Mike C wrote a comment on August 28, 2007

I’ve always wanted to watch you do your show. Do this more often — especially when you turn the cam on your equipment as you did. It’s like a peek at the magic.

Enzo Sant'Elia wrote a comment on August 28, 2007

Is that a Rietveld chair?

Madge wrote a comment on August 28, 2007

a fake one

Mizez Slocombe wrote a comment on August 29, 2007

Oui. Plus des emissions video de temps en temps, si vous plait. C’est Madge en total.

Et Cheryl est une salope.

Madge wrote a comment on August 29, 2007

You want me to fart more?

Mizez Slocombe wrote a comment on August 29, 2007

C’est impossible. Tu es en maxi-fart.

cheryl wrote a comment on August 29, 2007

I always love when u do videos, esp long ones. Makes my clit get hard.

A+++

Kinda touching at the end honaye. I miss chaun-say… wish wanda hadn’t given him so much chocolate. What a whore.

Tom Morris wrote a comment on September 1, 2007

Madge, you say that e-mail encryption is too hard. I’d agree. But you should still think about doing it. Adium’s ‘OTR’ (off-the-record) encryption is not secure against man-in-the-middle attacks. This means that there’s no verification that your conversation is not being infiltrated. This is possible because unless you have a trusted identity system combined with public keys, there is no way to guarantee the encryption.

What would happen is quite simple – the ‘man in the middle’ could accept a conversation with you, negotiate a key, and then negotiate a key with the person you are talking about (both automatic processes), and then bridge your conversations.

This is why I use public key encryption. It’s more complex than it ought to be, but it’s definitely worth it. Encrypting your chats *is* a step up, but it won’t keep out the most dedicated. If you want to go down the route of crypto, encrypting your chat using OTR is the first step.

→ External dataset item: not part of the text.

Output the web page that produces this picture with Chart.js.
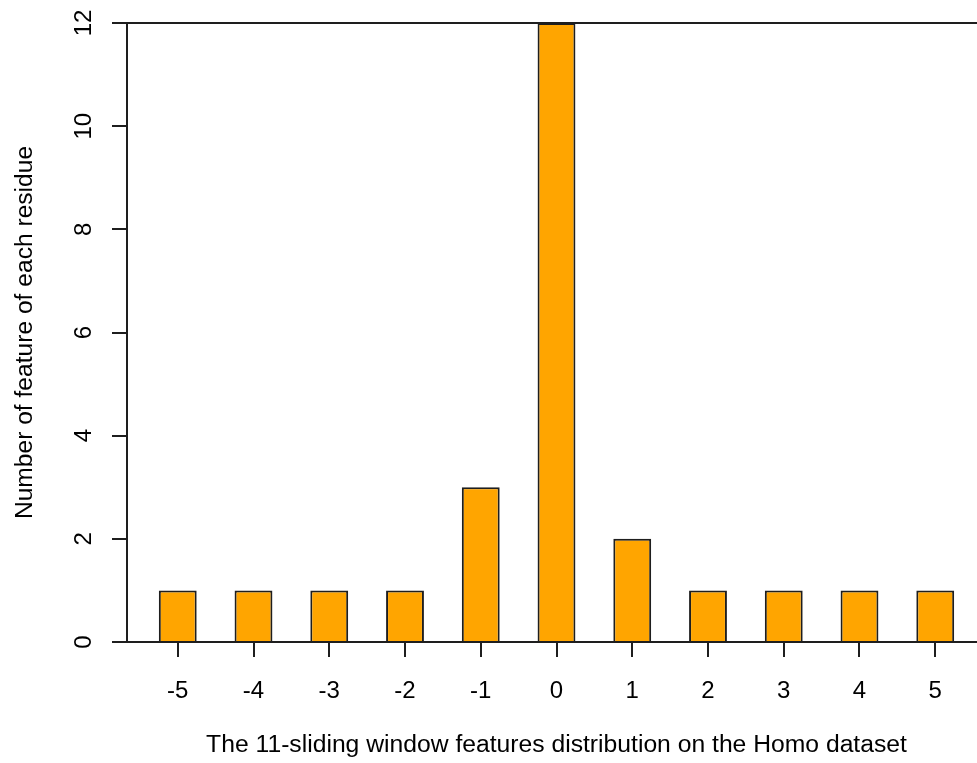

Public key encryption works on a different basis – you create a secret key and a public key (along with a revocation key). You then distribute the public key. Other people who you know in real life who also have keys can sign them, to say “when you get a message from Key 1234, it really comes from Madge Weinstein”. There’s no easy way of making this system simpler than it is, unfortunately. There are some good tools for OS X though.

In Chicago, there are key signing events.

Here in the UK, the government have put out a law that allows the government to demand your e-mail and encryption keys. If I ever release a revocation certificate that is not accompanied with a reason, it is because I am not legally allowed to explain why. I’d suggest adopting this kind of policy.

Although this stuff is quite geeky, the crypto community all realise the huge threat posed by governments like that of Mr. Bush’s making. It costs nothing but an hour or so of time to make a step towards opting out of NSA wiretapping (etc.) by technical means. On the Mac, there are clients available for all the major mail systems – Mail.app, Thunderbird, Entourage and Firefox (Gmail).

Okay, lecture over.

mindcasturd wrote a comment on September 7, 2007

thanks for that, I spent an entire evening catching up on yeast/insane/eclecticNB after my vacation, got inspired and put some stuff in a blender.